■ **Problem description**
For every line in the records that has the word "matplotlib", make a copy.

■ **Dataset content**
_ _ _

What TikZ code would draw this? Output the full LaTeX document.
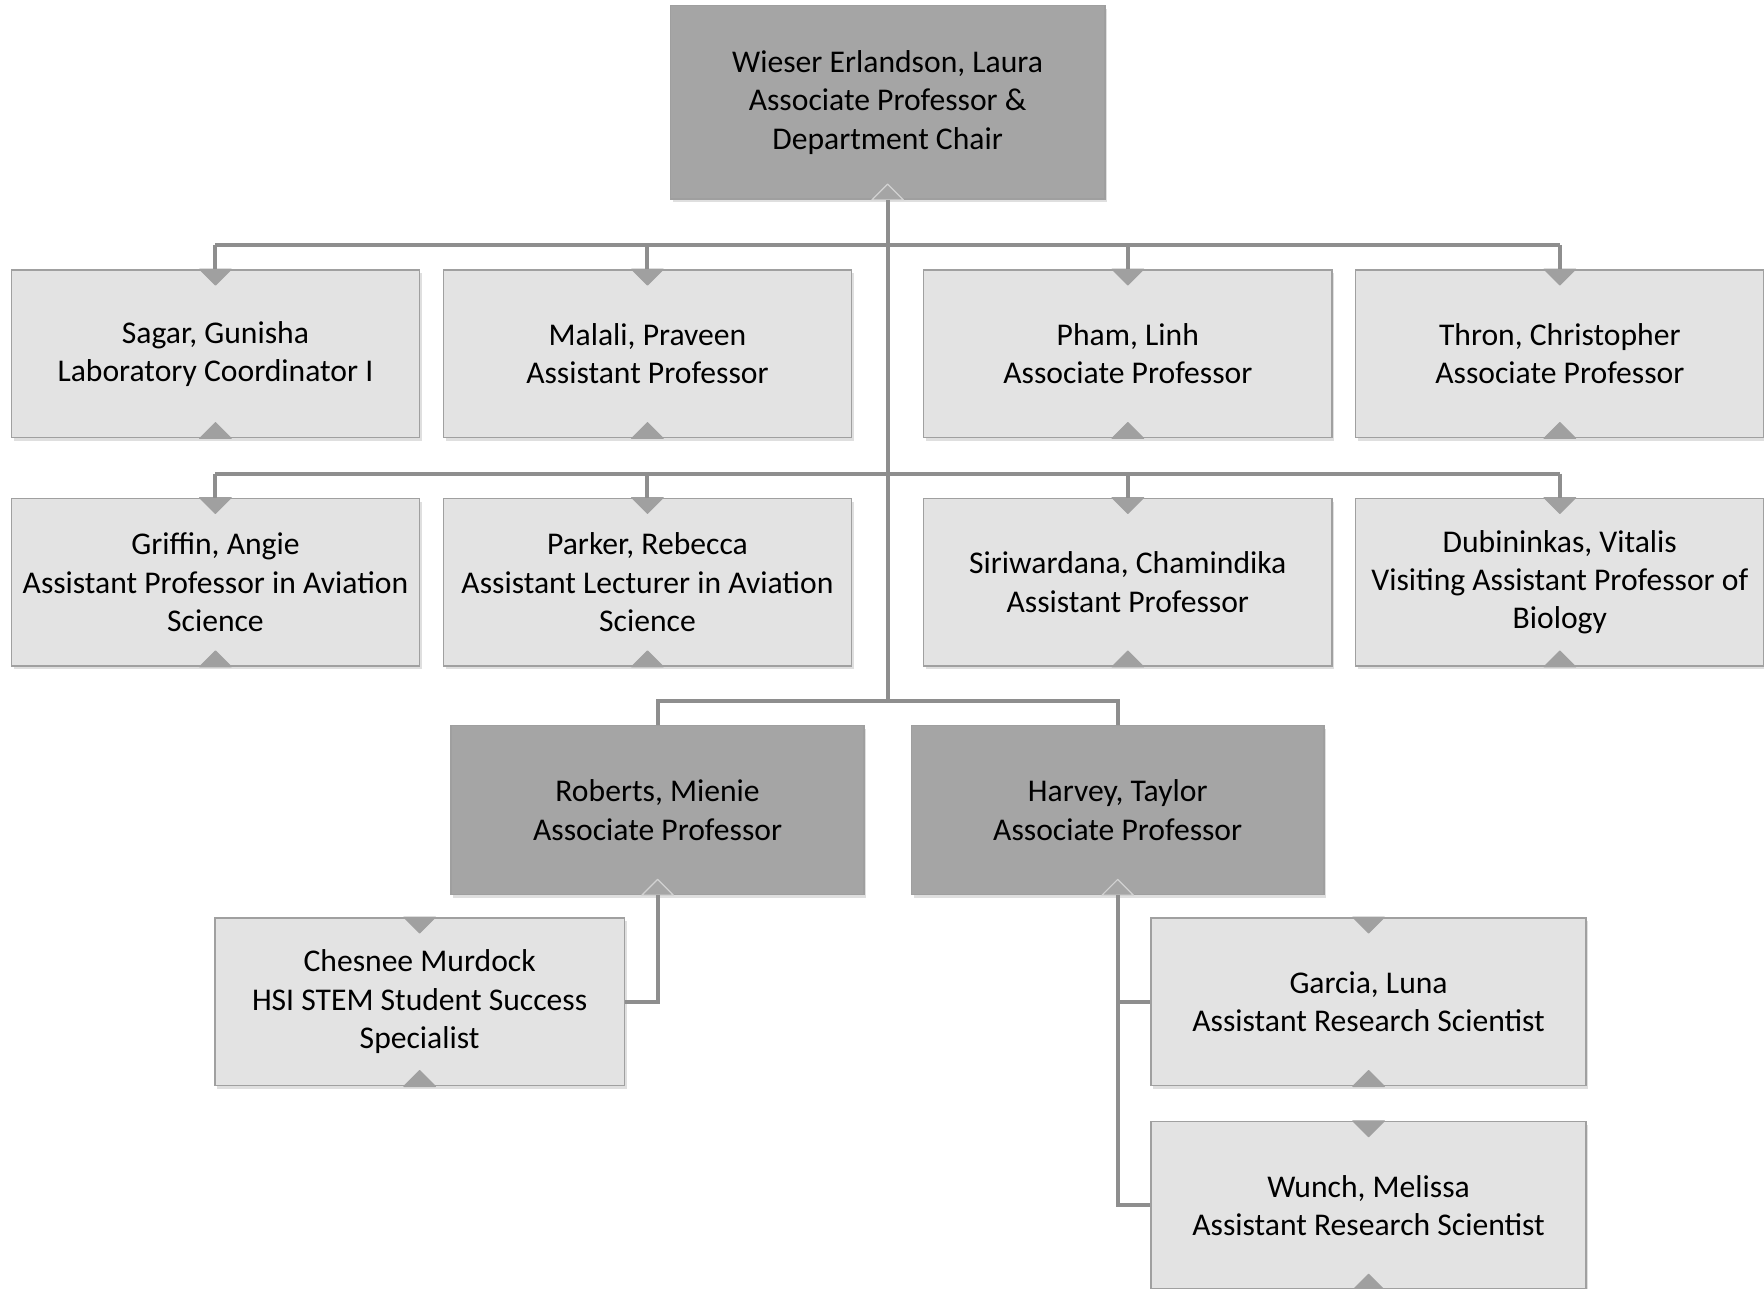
\documentclass[tikz,border=0pt]{standalone}
\usepackage{fontspec}
\setmainfont{Carlito}
\usetikzlibrary{shadows}
\definecolor{chairgray}{HTML}{A5A5A5}
\definecolor{staffgray}{HTML}{E3E3E3}
\definecolor{edgegray}{HTML}{A0A0A0}
\definecolor{linegray}{HTML}{8E8E8E}

\begin{document}
\begin{tikzpicture}[x=0.02cm, y=-0.02cm,
  box/.style={draw=edgegray, line width=0.8pt, fill=staffgray, align=center, inner sep=0pt,
    minimum width=7.26cm, minimum height=2.98cm, font=\fontsize{16}{19.4}\selectfont,
    drop shadow={shadow xshift=0.04cm, shadow yshift=-0.06cm, opacity=0.25}},
  lead/.style={box, fill=chairgray, draw=gray!75, minimum width=7.34cm, minimum height=3cm},
  orgline/.style={draw=linegray, line width=2pt},
  notchmark/.style={fill=edgegray, draw=edgegray, line width=0.6pt, line join=round},
  leadnotch/.style={fill=chairgray, draw=gray!35, line width=0.6pt, line join=round}]
\useasboundingbox (0,0) rectangle (1568,1145);

\node[lead, minimum width=7.72cm, minimum height=3.44cm] (chair) at (789,91) {Wieser Erlandson, Laura\\Associate Professor \&\\Department Chair};

\node[box] (sagar) at (191.5,314.5) {Sagar, Gunisha\\Laboratory Coordinator I};
\node[box] (malali) at (575.5,314.5) {Malali, Praveen\\Assistant Professor};
\node[box] (pham) at (1002.5,314.5) {Pham, Linh\\Associate Professor};
\node[box] (thron) at (1386.5,314.5) {Thron, Christopher\\Associate Professor};

\node[box] (griffin) at (191.5,517.5) {Griffin, Angie\\Assistant Professor in Aviation\\Science};
\node[box] (parker) at (575.5,517.5) {Parker, Rebecca\\Assistant Lecturer in Aviation\\Science};
\node[box] (siri) at (1002.5,517.5) {Siriwardana, Chamindika\\Assistant Professor};
\node[box] (dubin) at (1386.5,517.5) {Dubininkas, Vitalis\\Visiting Assistant Professor of\\Biology};

\node[lead] (roberts) at (584.5,720) {Roberts, Mienie\\Associate Professor};
\node[lead] (harvey) at (993.5,720) {Harvey, Taylor\\Associate Professor};

\node[box, minimum width=7.28cm] (chesnee) at (373,890.5) {Chesnee Murdock\\HSI STEM Student Success\\Specialist};
\node[box, minimum width=7.74cm] (garcia) at (1216.5,890.5) {Garcia, Luna\\Assistant Research Scientist};
\node[box, minimum width=7.74cm] (wunch) at (1216.5,1071.5) {Wunch, Melissa\\Assistant Research Scientist};

\foreach \n in {sagar,malali,pham,thron,griffin,parker,siri,dubin,chesnee,garcia,wunch}{
  \filldraw[notchmark] (\n.north) ++(-14,0) -- ++(14,14) -- ++(14,-14) -- cycle;
  \filldraw[notchmark] (\n.south) ++(-14,0) -- ++(14,-14) -- ++(14,14) -- cycle;
}
\foreach \n in {chair,roberts,harvey}{
  \filldraw[leadnotch] (\n.south) ++(-14,0) -- ++(14,-14) -- ++(14,14) -- cycle;
}

\coordinate (bus1) at (789,218);
\coordinate (bus2) at (789,421);
\coordinate (split) at (789,623);
\draw[orgline] (chair.south) -- (split);
\draw[orgline] (sagar.north |- bus1) -- (thron.north |- bus1);
\draw[orgline] (griffin.north |- bus2) -- (dubin.north |- bus2);
\foreach \n in {sagar,malali,pham,thron}
  \draw[orgline] (\n.north |- bus1) -- (\n.north);
\foreach \n in {griffin,parker,siri,dubin}
  \draw[orgline] (\n.north |- bus2) -- (\n.north);
\draw[orgline] (roberts.north) |- (split) -| (harvey.north);
\draw[orgline] (roberts.south) |- (chesnee.east);
\draw[orgline] (harvey.south) |- (garcia.west);
\draw[orgline] (harvey.south) |- (wunch.west);
\end{tikzpicture}
\end{document}
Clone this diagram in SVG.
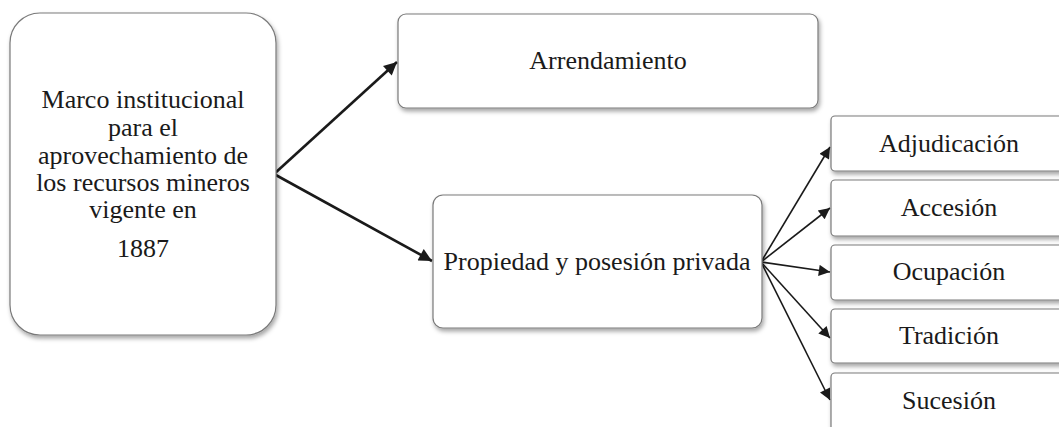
<svg xmlns="http://www.w3.org/2000/svg" width="1059" height="427" viewBox="0 0 1059 427">
<defs>
<filter id="sh" x="-10%" y="-10%" width="130%" height="130%">
<feDropShadow dx="1.5" dy="3" stdDeviation="2" flood-color="#000" flood-opacity="0.35"/>
</filter>
<marker id="ah" viewBox="0 0 10 10" refX="10" refY="5" markerWidth="6" markerHeight="5" orient="auto" markerUnits="strokeWidth">
<path d="M0,0 L10,5 L0,10 z" fill="#1a1a1a"/>
</marker>
<marker id="ahs" viewBox="0 0 10 10" refX="10" refY="5" markerWidth="8.5" markerHeight="7" orient="auto" markerUnits="strokeWidth">
<path d="M0,0 L10,5 L0,10 z" fill="#1a1a1a"/>
</marker>
</defs>
<style>
.box{fill:#fff;stroke:#7a7a7a;stroke-width:1.2;filter:url(#sh)}
.t{font-family:"Liberation Serif","Times New Roman",serif;font-size:26px;fill:#1a1a1a;text-anchor:middle}
.big{stroke:#1a1a1a;stroke-width:2.6;fill:none;marker-end:url(#ah)}
.sm{stroke:#1a1a1a;stroke-width:1.6;fill:none;marker-end:url(#ahs)}
</style>
<g id="connectors">
<line class="big" x1="274" y1="174" x2="397" y2="62"/>
<line class="big" x1="274" y1="174" x2="432" y2="261"/>
<line class="sm" x1="761" y1="262" x2="830" y2="147"/>
<line class="sm" x1="761" y1="262" x2="830" y2="208"/>
<line class="sm" x1="761" y1="262" x2="830" y2="272"/>
<line class="sm" x1="761" y1="262" x2="830" y2="338"/>
<line class="sm" x1="761" y1="262" x2="830" y2="400"/>
</g>
<g id="marco">
<rect class="box" x="10" y="13" width="266" height="322" rx="30"/>
<text class="t" x="143" y="108">Marco institucional</text>
<text class="t" x="143" y="136">para el</text>
<text class="t" x="143" y="164">aprovechamiento de</text>
<text class="t" x="143" y="191">los recursos mineros</text>
<text class="t" x="143" y="218">vigente en</text>
<text class="t" x="143" y="257">1887</text>
</g>
<g id="arrendamiento">
<rect class="box" x="398" y="14" width="420" height="94" rx="8"/>
<text class="t" x="608" y="69">Arrendamiento</text>
</g>
<g id="propiedad">
<rect class="box" x="433" y="195" width="329" height="133" rx="10"/>
<text class="t" x="597" y="270">Propiedad y posesión privada</text>
</g>
<g id="adjudicacion">
<rect class="box" x="831" y="116" width="240" height="55" rx="4"/>
<text class="t" x="949" y="152">Adjudicación</text>
</g>
<g id="accesion">
<rect class="box" x="831" y="180" width="240" height="56" rx="4"/>
<text class="t" x="949" y="216">Accesión</text>
</g>
<g id="ocupacion">
<rect class="box" x="831" y="245" width="240" height="55" rx="4"/>
<text class="t" x="949" y="280">Ocupación</text>
</g>
<g id="tradicion">
<rect class="box" x="831" y="309" width="240" height="54" rx="4"/>
<text class="t" x="949" y="344">Tradición</text>
</g>
<g id="sucesion">
<rect class="box" x="831" y="373" width="240" height="60" rx="4"/>
<text class="t" x="949" y="409">Sucesión</text>
</g>
</svg>
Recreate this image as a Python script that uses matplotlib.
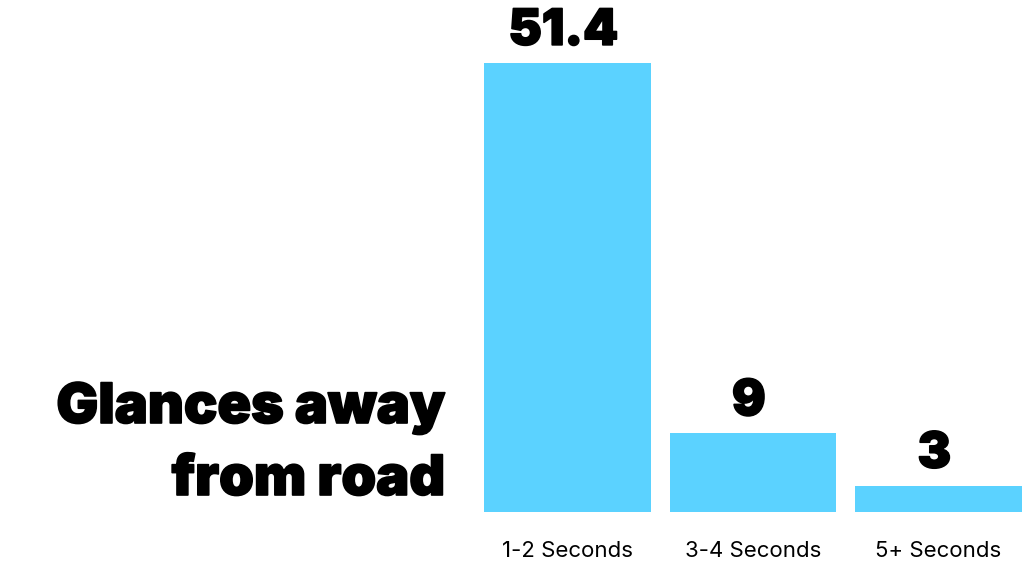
import matplotlib.pyplot as plt
import matplotlib.patheffects as pe
import numpy as np

categories = ["1-2 Seconds", "3-4 Seconds", "5+ Seconds"]
values = [51.4, 9, 3]
value_labels = ["51.4", "9", "3"]

bar_color = "#5BD2FF"
heavy = [pe.withStroke(linewidth=1.2, foreground="black")]

fig = plt.figure(figsize=(10.24, 5.62), dpi=100)
ax = fig.add_axes([484 / 1024, 50 / 562, 538 / 1024, 512 / 562])

x = np.arange(len(categories))
bars = ax.bar(x, values, width=0.9, color=bar_color)
ax.set_xlim(-0.45, 2.45)
ax.set_ylim(0, 58.6)

for b, lab in zip(bars, value_labels):
    ax.annotate(lab, (b.get_x() + b.get_width() / 2, b.get_height()),
                xytext=(-3, 13), textcoords="offset points",
                ha="center", va="baseline", fontsize=36,
                family="Inter", fontweight=900, color="black",
                path_effects=heavy)

ax.set_xticks(x)
ax.set_xticklabels(categories, family="Inter", fontsize=16)
ax.tick_params(axis="x", length=0, pad=21)
ax.set_yticks([])
for s in ax.spines.values():
    s.set_visible(False)

for txt, base in [("Glances away", 423), ("from road", 495)]:
    fig.text(445 / 1024, 1 - base / 562, txt, ha="right", va="baseline",
             fontsize=40, family="Inter", fontweight=900,
             path_effects=heavy)

fig.savefig("out.png", dpi=100, facecolor="white")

_ _ _

■ **Expected output**
Recreate this image as a Python script that uses matplotlib.
import matplotlib.pyplot as plt
import matplotlib.patheffects as pe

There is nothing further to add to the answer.